Bring your own relay

Paired nodes hole-punch direct connections wherever possible; an iroh relay assists that hole-punching and carries the traffic that cannot go direct. Out of the box a node uses n0-computer's public relays: shared by every iroh developer, rate-limited, no uptime guarantees. That default exists so the tutorial works in thirty seconds; n0 blesses it for development and testing, and a production mesh should not lean on it.

lofi-node init --relay https://relay.example.net

The relay is part of what you self-host, and it fits the machine you already have: iroh-relay is a single open-source binary with built-in Let's Encrypt support, cheap to run because it only carries the non-direct residue of your own mesh's traffic. The publicly reachable machine hosting your root node is its natural home. Each node elects its own relay (relay in config.json), and the election travels inside that node's pairing tickets, so nothing has to be coordinated across the mesh — no lofi-run infrastructure, no shared choke point. Your mesh's availability depends only on machines you operate.

--relay accepts several URLs (comma-separated or repeated) for failover. --no-relay opts out entirely; defensible for nodes that are all mutually reachable (static IPs, a VPN), but it also forgoes relay-assisted address discovery, so expect hole-punching to suffer across NATs.

One binary

deno task compile # → dist/lofi-node

The compiled binary embeds the prebuilt native transport layer and extracts it to a version-keyed OS cache on first run. Artifact digests are pinned in the source, so an extraction that doesn't match its pin fails loudly. Release binaries cover macOS arm64 and Linux x86_64.

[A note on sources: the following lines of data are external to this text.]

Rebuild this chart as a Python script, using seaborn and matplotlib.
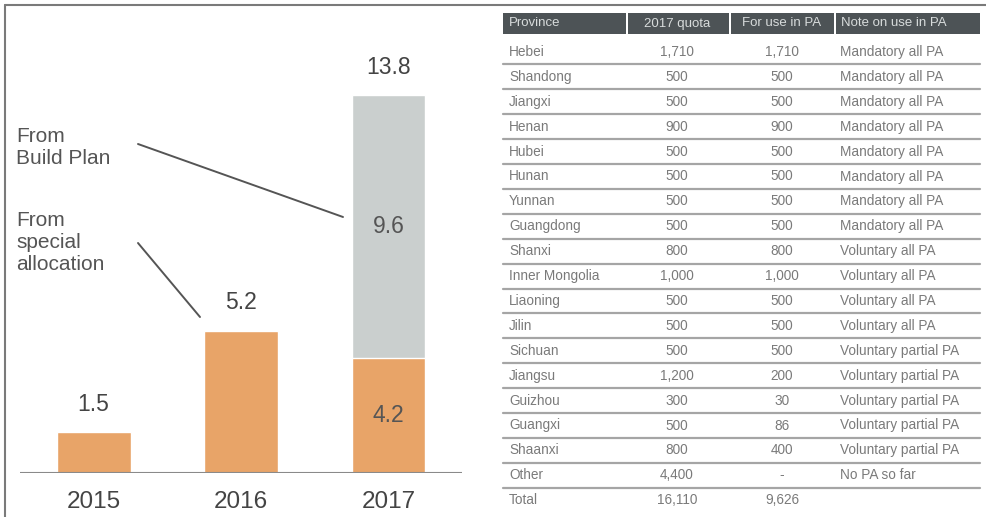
import matplotlib.pyplot as plt
import pandas as pd
import seaborn as sns

years = ["2015", "2016", "2017"]
special_allocation = [1.5, 5.2, 4.2]
build_plan = [0.0, 0.0, 9.6]

provinces = ["Hebei", "Shandong", "Jiangxi", "Henan", "Hubei", "Hunan", "Yunnan",
             "Guangdong", "Shanxi", "Inner Mongolia", "Liaoning", "Jilin", "Sichuan",
             "Jiangsu", "Guizhou", "Guangxi", "Shaanxi", "Other", "Total"]
quota_2017 = ["1,710", "500", "500", "900", "500", "500", "500", "500", "800", "1,000",
              "500", "500", "500", "1,200", "300", "500", "800", "4,400", "16,110"]
for_use_pa = ["1,710", "500", "500", "900", "500", "500", "500", "500", "800", "1,000",
              "500", "500", "500", "200", "30", "86", "400", "-", "9,626"]
pa_notes = ["Mandatory all PA"] * 8 + ["Voluntary all PA"] * 4 + \
           ["Voluntary partial PA"] * 5 + ["No PA so far", ""]
table_headers = ["Province", "2017 quota", "For use in PA", "Note on use in PA"]

ORANGE = "#E8A468"
GREY_BAR = "#CACFCE"
TEXT = "#444444"
FONT = "Liberation Sans"

sns.set_theme(style="white")
plt.rcParams["font.family"] = [FONT, "DejaVu Sans"]

df = pd.DataFrame({
    "year": years,
    "special": special_allocation,
    "build": build_plan,
})
df["total"] = df["special"] + df["build"]

fig = plt.figure(figsize=(9.86, 5.17), dpi=100)

# ---- bar chart ----
ax = fig.add_axes([20 / 986, 44 / 517, 442 / 986, 438 / 517])
sns.barplot(data=df, x="year", y="total", color=GREY_BAR, width=0.5,
            saturation=1, ax=ax, zorder=2)
sns.barplot(data=df, x="year", y="special", color=ORANGE, width=0.5,
            saturation=1, ax=ax, zorder=3)
ax.set_xlim(-0.5, 2.5)
ax.set_ylim(0, 16)
ax.set_xlabel("")
ax.set_ylabel("")
ax.set_yticks([])
ax.tick_params(axis="x", length=0, pad=13, labelsize=17.5, labelcolor=TEXT)
sns.despine(ax=ax, left=True, bottom=True)
ax.axhline(0, color="#8a8a8a", lw=1.5, zorder=4)

for i, row in df.iterrows():
    ax.text(i, row["total"] + 0.6, f"{row['total']:.1f}", ha="center", va="bottom",
            fontsize=16.5, color=TEXT)
    if row["build"] > 0:
        ax.text(i, row["special"] + row["build"] / 2, f"{row['build']:.1f}",
                ha="center", va="center", fontsize=16.5, color="#555555", zorder=5)
        ax.text(i, row["special"] / 2, f"{row['special']:.1f}",
                ha="center", va="center", fontsize=16.5, color="#555555", zorder=5)

# ---- overlay in pixel coordinates ----
ov = fig.add_axes([0, 0, 1, 1])
ov.set_xlim(0, 986)
ov.set_ylim(517, 0)
ov.axis("off")
ov.patch.set_alpha(0)

ov.plot([5, 986], [5, 5], color="#7a7a7a", lw=1.5)
ov.plot([5, 5], [5, 517], color="#7a7a7a", lw=1.5)

ov.text(16, 148, "From\nBuild Plan", ha="left", va="center", fontsize=15,
        color="#555555", linespacing=1.2)
ov.text(16, 242, "From\nspecial\nallocation", ha="left", va="center", fontsize=15,
        color="#555555", linespacing=1.2)
ov.plot([138, 343], [144, 217], color="#555555", lw=1.4)
ov.plot([138, 200], [243, 317], color="#555555", lw=1.4)

# ---- table ----
col_edges = [(503, 626), (628, 729), (731, 834), (836, 980)]
header_top, header_bot = 13, 34
for (x0, x1), head in zip(col_edges, table_headers):
    ov.add_patch(plt.Rectangle((x0, header_top), x1 - x0, header_bot - header_top,
                               color="#4d5356", lw=0))
header_y = (header_top + header_bot) / 2
hdr_kw = dict(va="center", fontsize=9.5, color="#d8dcdc")
ov.text(509, header_y, table_headers[0], ha="left", **hdr_kw)
ov.text(677, header_y, table_headers[1], ha="center", **hdr_kw)
ov.text(782, header_y, table_headers[2], ha="center", **hdr_kw)
ov.text(841, header_y, table_headers[3], ha="left", **hdr_kw)

row_h = 24.9
first_row = 52
cell_kw = dict(va="center", fontsize=9.8, color="#7a7a7a")
for i in range(len(provinces)):
    y = first_row + i * row_h
    ov.text(509, y, provinces[i], ha="left", **cell_kw)
    ov.text(677, y, quota_2017[i], ha="center", **cell_kw)
    ov.text(782, y, for_use_pa[i], ha="center", **cell_kw)
    ov.text(840, y, pa_notes[i], ha="left", **cell_kw)
    if i < len(provinces) - 1:
        ov.plot([503, 980], [y + row_h / 2, y + row_h / 2], color="#a5a5a5", lw=1.6)

fig.savefig("out.png", dpi=100)
plt.close(fig)
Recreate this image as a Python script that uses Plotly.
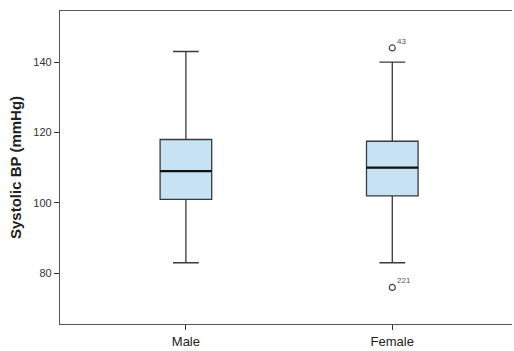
import plotly.graph_objects as go

# Summary statistics of systolic blood pressure by sex
groups = ["Male", "Female"]
q1 = [101, 102]
median = [109, 110]
q3 = [118, 117.5]
lower_whisker = [83, 83]
upper_whisker = [143, 140]

# Outliers (group index, value, case id)
outlier_group = [1, 1]
outlier_value = [144, 76]
outlier_id = ["43", "221"]

y_ticks = [80, 100, 120, 140]

box_width = 0.25
positions = list(range(len(groups)))

fig = go.Figure()

fig.add_trace(go.Box(
    x=positions,
    q1=q1, median=median, q3=q3,
    lowerfence=lower_whisker, upperfence=upper_whisker,
    width=box_width,
    whiskerwidth=0.5,
    fillcolor="#c6e2f3",
    line=dict(color="#3a3a3a", width=1.3),
    boxpoints=False,
    hoverinfo="skip",
    showlegend=False,
))

# Heavier median lines drawn over the boxes
for i, m in enumerate(median):
    fig.add_trace(go.Scatter(
        x=[positions[i] - box_width / 2, positions[i] + box_width / 2],
        y=[m, m],
        mode="lines",
        line=dict(color="#111111", width=2.2),
        showlegend=False,
        hoverinfo="skip",
    ))

# Outlier points with case labels
fig.add_trace(go.Scatter(
    x=[positions[g] for g in outlier_group],
    y=outlier_value,
    mode="markers",
    marker=dict(symbol="circle-open", size=6, color="#444444", line=dict(width=1.2)),
    showlegend=False,
    hoverinfo="skip",
))
for g, v, label in zip(outlier_group, outlier_value, outlier_id):
    fig.add_annotation(
        x=positions[g], y=v, text=label, showarrow=False,
        xanchor="left", yanchor="bottom", xshift=3, yshift=0,
        font=dict(family="Liberation Sans, Arial", size=8, color="#555555"),
    )

fig.update_layout(
    width=514, height=351,
    margin=dict(l=60, r=2, t=11, b=20),
    paper_bgcolor="white",
    plot_bgcolor="white",
    font=dict(family="Liberation Sans, Arial", color="#222222"),
    xaxis=dict(
        range=[-0.61, 1.58],
        tickvals=positions, ticktext=groups,
        ticks="outside", ticklen=5, tickcolor="#333333",
        tickfont=dict(size=13, color="#222222"),
        showline=True, linecolor="#555555", linewidth=1.2, mirror=True,
        showgrid=False, zeroline=False,
    ),
    yaxis=dict(
        range=[65.6, 154.5],
        tickvals=y_ticks,
        ticks="outside", ticklen=5, tickcolor="#333333",
        tickfont=dict(size=11, color="#333333"),
        showline=True, linecolor="#555555", linewidth=1.2, mirror=False,
        showgrid=False, zeroline=False,
        title=dict(text="<b>Systolic BP (mmHg)</b>", font=dict(size=15, color="#222222"), standoff=8),
    ),
)

fig.write_html("out.html")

Windows is a documented gap: the native layer's build path needs a libnode.dll import library the upstream toolchain doesn't ship for this configuration. On Windows the node runs LAN-only — the Jazz server works, status().mesh reports { state: "unavailable", reason: … }, and ticket()/pair() throw typed errors rather than degrade silently.

Linux aarch64 is a second documented gap: the Jazz engine (jazz-napi) publishes no linux-arm64-gnu build, so neither a compiled binary nor a native container image can boot on arm64 Linux. The iroh transport layer is built for the platform already; the target returns when the upstream package appears.

Run it in Docker

The container image wraps the same compiled binary in a minimal glibc base: ghcr.io/felinestatemachine/lofi-node, published per release, linux/amd64 (per the platform note above; Docker Desktop and qemu run it on arm64 hosts under emulation).

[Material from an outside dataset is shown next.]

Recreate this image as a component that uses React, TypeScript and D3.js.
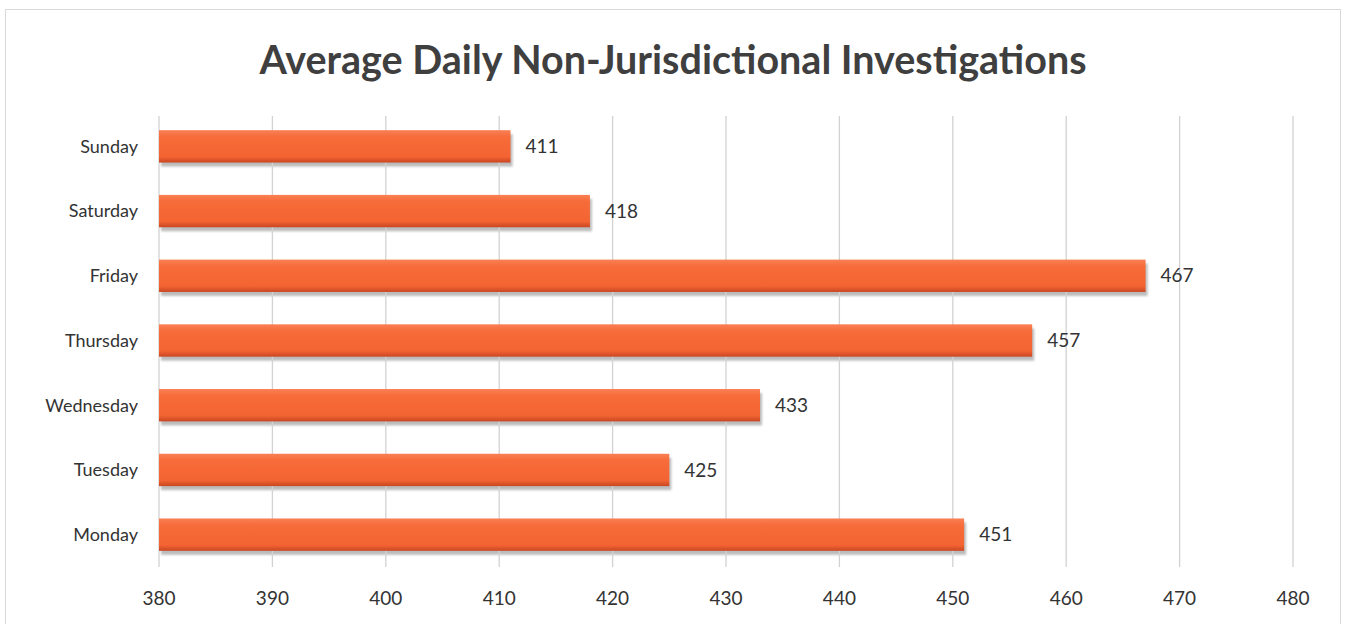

docker run --rm -v lofi-node-data:/data ghcr.io/felinestatemachine/lofi-node \
init --dir /data --port 4802 --public-url https://sync.example.net
docker run -d --name lofi-node --network host \
-v lofi-node-data:/data ghcr.io/felinestatemachine/lofi-node

Everything durable lives in the /data volume: config.json, the node identity key, tickets.json, and the SQLite store. CLI verbs run through docker exec against the same directory and take effect without a restart, exactly as outside a container:

docker exec lofi-node lofi-node ticket issue --dir /data --label phone

Two container-specific choices matter:

  • Networking. Host networking keeps Docker's bridge NAT out of iroh's hole-punching path. A bridge network with a published port (-p 4802:4802) serves apps through the gate without issue, but paired nodes behind it are more likely to fall back to relayed traffic (the relay's role). Host networking is a Linux feature; Docker Desktop supports it from version 4.34.
  • The health check probes http://127.0.0.1:4802/health. A node initialized with a different --port needs the check overridden in compose.

The image runs as uid 1000. Named volumes inherit that ownership; a bind mount must be writable by uid 1000 (chown 1000:1000 <dir>) or the storage probe fails at boot, naming the path. The repository's compose.yaml is the reference deployment.

The version invariant

A node pins the exact Jazz alpha of the apps it serves; version bumps are coordinated changes, never drive-by. Before pointing the apps you rely on at your node, confirm the pins match — a mismatched pair fails in protocol-level ways no amount of network configuration fixes. See troubleshooting for what the mismatches look like.